▶ _SUPPLIED DATA_
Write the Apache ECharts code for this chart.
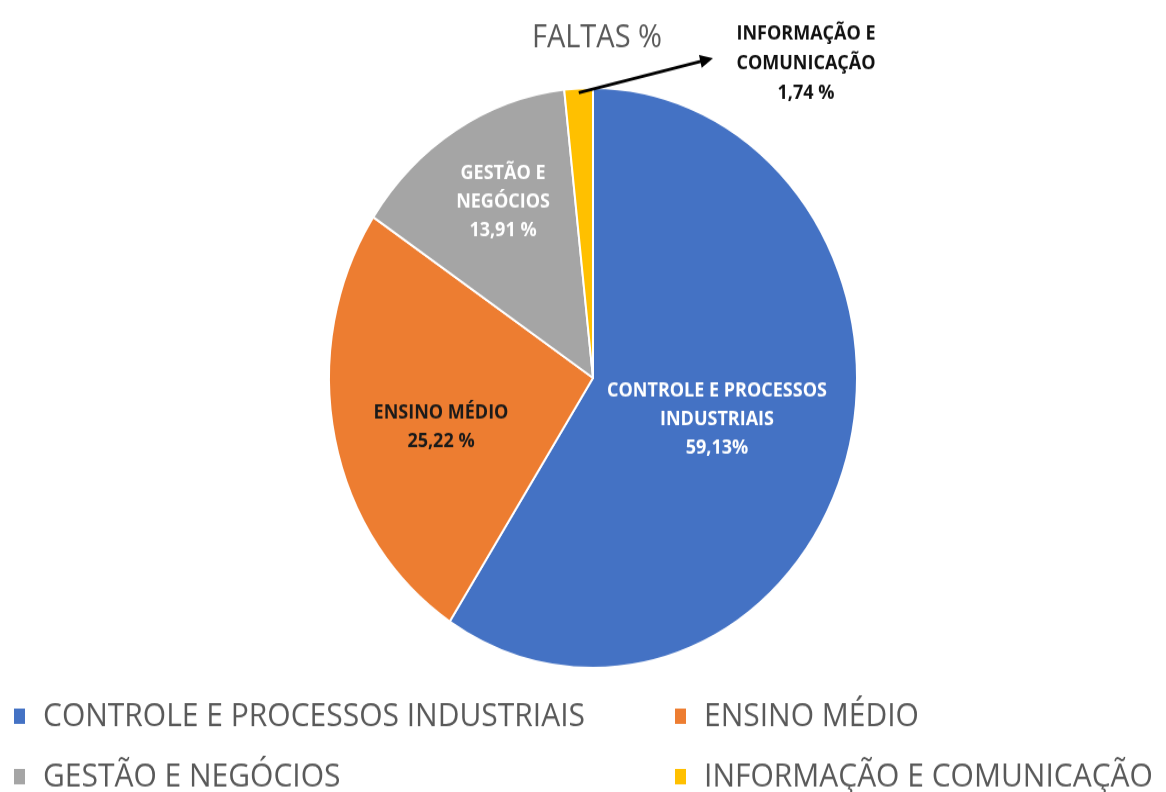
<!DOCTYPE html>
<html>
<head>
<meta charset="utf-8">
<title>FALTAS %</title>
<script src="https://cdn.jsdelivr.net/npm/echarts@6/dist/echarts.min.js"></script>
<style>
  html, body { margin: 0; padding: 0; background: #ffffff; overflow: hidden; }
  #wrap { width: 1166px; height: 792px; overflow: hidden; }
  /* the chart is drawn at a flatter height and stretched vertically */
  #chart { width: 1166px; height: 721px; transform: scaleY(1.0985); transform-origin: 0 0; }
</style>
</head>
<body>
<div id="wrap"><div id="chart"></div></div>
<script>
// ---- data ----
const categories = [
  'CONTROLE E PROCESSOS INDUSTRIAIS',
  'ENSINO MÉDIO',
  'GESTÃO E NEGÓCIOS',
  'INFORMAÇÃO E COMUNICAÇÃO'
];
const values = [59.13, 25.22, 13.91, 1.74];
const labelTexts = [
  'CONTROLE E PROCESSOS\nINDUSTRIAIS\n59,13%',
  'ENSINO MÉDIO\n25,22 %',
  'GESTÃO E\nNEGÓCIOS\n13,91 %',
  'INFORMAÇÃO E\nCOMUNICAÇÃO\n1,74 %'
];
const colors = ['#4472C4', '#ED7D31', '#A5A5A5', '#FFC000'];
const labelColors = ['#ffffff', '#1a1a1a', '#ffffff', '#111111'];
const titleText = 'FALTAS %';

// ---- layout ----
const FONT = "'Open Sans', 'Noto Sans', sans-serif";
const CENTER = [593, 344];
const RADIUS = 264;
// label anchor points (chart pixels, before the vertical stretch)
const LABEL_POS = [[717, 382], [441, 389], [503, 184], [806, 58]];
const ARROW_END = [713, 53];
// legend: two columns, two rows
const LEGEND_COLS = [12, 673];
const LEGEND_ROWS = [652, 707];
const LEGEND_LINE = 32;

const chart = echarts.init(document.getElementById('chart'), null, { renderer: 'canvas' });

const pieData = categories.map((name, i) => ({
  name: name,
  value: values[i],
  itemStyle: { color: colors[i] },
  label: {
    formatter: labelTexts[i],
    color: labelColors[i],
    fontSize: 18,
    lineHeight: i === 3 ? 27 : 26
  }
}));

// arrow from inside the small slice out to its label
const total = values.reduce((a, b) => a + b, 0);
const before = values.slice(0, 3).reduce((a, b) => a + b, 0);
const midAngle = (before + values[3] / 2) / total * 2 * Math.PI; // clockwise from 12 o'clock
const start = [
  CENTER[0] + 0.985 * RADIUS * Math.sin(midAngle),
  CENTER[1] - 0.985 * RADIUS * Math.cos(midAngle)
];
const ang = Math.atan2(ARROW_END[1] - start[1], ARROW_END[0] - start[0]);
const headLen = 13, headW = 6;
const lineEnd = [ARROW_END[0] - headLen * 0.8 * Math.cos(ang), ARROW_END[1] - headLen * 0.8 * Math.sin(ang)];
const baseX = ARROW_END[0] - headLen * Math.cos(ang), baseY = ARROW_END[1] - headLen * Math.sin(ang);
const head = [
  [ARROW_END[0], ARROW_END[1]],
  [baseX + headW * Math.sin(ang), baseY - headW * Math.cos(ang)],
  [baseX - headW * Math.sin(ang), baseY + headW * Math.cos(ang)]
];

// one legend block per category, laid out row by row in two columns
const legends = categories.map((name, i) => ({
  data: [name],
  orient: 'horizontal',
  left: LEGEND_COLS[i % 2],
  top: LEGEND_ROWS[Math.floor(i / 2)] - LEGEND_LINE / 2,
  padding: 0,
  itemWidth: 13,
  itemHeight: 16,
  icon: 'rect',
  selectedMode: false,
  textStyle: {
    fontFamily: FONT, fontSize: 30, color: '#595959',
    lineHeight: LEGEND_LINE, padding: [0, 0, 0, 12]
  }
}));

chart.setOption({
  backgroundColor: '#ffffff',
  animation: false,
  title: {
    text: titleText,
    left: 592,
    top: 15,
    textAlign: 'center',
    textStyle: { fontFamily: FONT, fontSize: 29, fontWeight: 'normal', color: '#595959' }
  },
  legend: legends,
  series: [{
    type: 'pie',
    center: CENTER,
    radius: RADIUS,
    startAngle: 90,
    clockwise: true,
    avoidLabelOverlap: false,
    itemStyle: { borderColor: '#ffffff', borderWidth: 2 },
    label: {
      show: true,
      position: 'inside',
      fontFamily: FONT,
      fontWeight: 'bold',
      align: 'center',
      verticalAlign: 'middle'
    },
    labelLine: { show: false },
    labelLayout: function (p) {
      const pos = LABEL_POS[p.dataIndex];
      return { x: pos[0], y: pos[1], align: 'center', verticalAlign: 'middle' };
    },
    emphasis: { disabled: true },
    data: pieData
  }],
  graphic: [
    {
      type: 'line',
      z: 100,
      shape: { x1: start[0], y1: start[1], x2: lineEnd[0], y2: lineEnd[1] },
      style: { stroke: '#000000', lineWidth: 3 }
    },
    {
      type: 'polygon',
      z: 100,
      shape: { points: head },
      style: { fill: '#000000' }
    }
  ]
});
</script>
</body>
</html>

▶ _TO BE DONE_
Reproduce all of the data exactly, omitting each picture it holds.

▶ _EXERCISE OUTPUT_
Write the Apache ECharts code for this chart.
<!DOCTYPE html>
<html>
<head>
<meta charset="utf-8">
<title>FALTAS %</title>
<script src="https://cdn.jsdelivr.net/npm/echarts@6/dist/echarts.min.js"></script>
<style>
  html, body { margin: 0; padding: 0; background: #ffffff; overflow: hidden; }
  #wrap { width: 1166px; height: 792px; overflow: hidden; }
  /* the chart is drawn at a flatter height and stretched vertically */
  #chart { width: 1166px; height: 721px; transform: scaleY(1.0985); transform-origin: 0 0; }
</style>
</head>
<body>
<div id="wrap"><div id="chart"></div></div>
<script>
// ---- data ----
const categories = [
  'CONTROLE E PROCESSOS INDUSTRIAIS',
  'ENSINO MÉDIO',
  'GESTÃO E NEGÓCIOS',
  'INFORMAÇÃO E COMUNICAÇÃO'
];
const values = [59.13, 25.22, 13.91, 1.74];
const labelTexts = [
  'CONTROLE E PROCESSOS\nINDUSTRIAIS\n59,13%',
  'ENSINO MÉDIO\n25,22 %',
  'GESTÃO E\nNEGÓCIOS\n13,91 %',
  'INFORMAÇÃO E\nCOMUNICAÇÃO\n1,74 %'
];
const colors = ['#4472C4', '#ED7D31', '#A5A5A5', '#FFC000'];
const labelColors = ['#ffffff', '#1a1a1a', '#ffffff', '#111111'];
const titleText = 'FALTAS %';

// ---- layout ----
const FONT = "'Open Sans', 'Noto Sans', sans-serif";
const CENTER = [593, 344];
const RADIUS = 264;
// label anchor points (chart pixels, before the vertical stretch)
const LABEL_POS = [[717, 382], [441, 389], [503, 184], [806, 58]];
const ARROW_END = [713, 53];
// legend: two columns, two rows
const LEGEND_COLS = [12, 673];
const LEGEND_ROWS = [652, 707];
const LEGEND_LINE = 32;

const chart = echarts.init(document.getElementById('chart'), null, { renderer: 'canvas' });

const pieData = categories.map((name, i) => ({
  name: name,
  value: values[i],
  itemStyle: { color: colors[i] },
  label: {
    formatter: labelTexts[i],
    color: labelColors[i],
    fontSize: 18,
    lineHeight: i === 3 ? 27 : 26
  }
}));

// arrow from inside the small slice out to its label
const total = values.reduce((a, b) => a + b, 0);
const before = values.slice(0, 3).reduce((a, b) => a + b, 0);
const midAngle = (before + values[3] / 2) / total * 2 * Math.PI; // clockwise from 12 o'clock
const start = [
  CENTER[0] + 0.985 * RADIUS * Math.sin(midAngle),
  CENTER[1] - 0.985 * RADIUS * Math.cos(midAngle)
];
const ang = Math.atan2(ARROW_END[1] - start[1], ARROW_END[0] - start[0]);
const headLen = 13, headW = 6;
const lineEnd = [ARROW_END[0] - headLen * 0.8 * Math.cos(ang), ARROW_END[1] - headLen * 0.8 * Math.sin(ang)];
const baseX = ARROW_END[0] - headLen * Math.cos(ang), baseY = ARROW_END[1] - headLen * Math.sin(ang);
const head = [
  [ARROW_END[0], ARROW_END[1]],
  [baseX + headW * Math.sin(ang), baseY - headW * Math.cos(ang)],
  [baseX - headW * Math.sin(ang), baseY + headW * Math.cos(ang)]
];

// one legend block per category, laid out row by row in two columns
const legends = categories.map((name, i) => ({
  data: [name],
  orient: 'horizontal',
  left: LEGEND_COLS[i % 2],
  top: LEGEND_ROWS[Math.floor(i / 2)] - LEGEND_LINE / 2,
  padding: 0,
  itemWidth: 13,
  itemHeight: 16,
  icon: 'rect',
  selectedMode: false,
  textStyle: {
    fontFamily: FONT, fontSize: 30, color: '#595959',
    lineHeight: LEGEND_LINE, padding: [0, 0, 0, 12]
  }
}));

chart.setOption({
  backgroundColor: '#ffffff',
  animation: false,
  title: {
    text: titleText,
    left: 592,
    top: 15,
    textAlign: 'center',
    textStyle: { fontFamily: FONT, fontSize: 29, fontWeight: 'normal', color: '#595959' }
  },
  legend: legends,
  series: [{
    type: 'pie',
    center: CENTER,
    radius: RADIUS,
    startAngle: 90,
    clockwise: true,
    avoidLabelOverlap: false,
    itemStyle: { borderColor: '#ffffff', borderWidth: 2 },
    label: {
      show: true,
      position: 'inside',
      fontFamily: FONT,
      fontWeight: 'bold',
      align: 'center',
      verticalAlign: 'middle'
    },
    labelLine: { show: false },
    labelLayout: function (p) {
      const pos = LABEL_POS[p.dataIndex];
      return { x: pos[0], y: pos[1], align: 'center', verticalAlign: 'middle' };
    },
    emphasis: { disabled: true },
    data: pieData
  }],
  graphic: [
    {
      type: 'line',
      z: 100,
      shape: { x1: start[0], y1: start[1], x2: lineEnd[0], y2: lineEnd[1] },
      style: { stroke: '#000000', lineWidth: 3 }
    },
    {
      type: 'polygon',
      z: 100,
      shape: { points: head },
      style: { fill: '#000000' }
    }
  ]
});
</script>
</body>
</html>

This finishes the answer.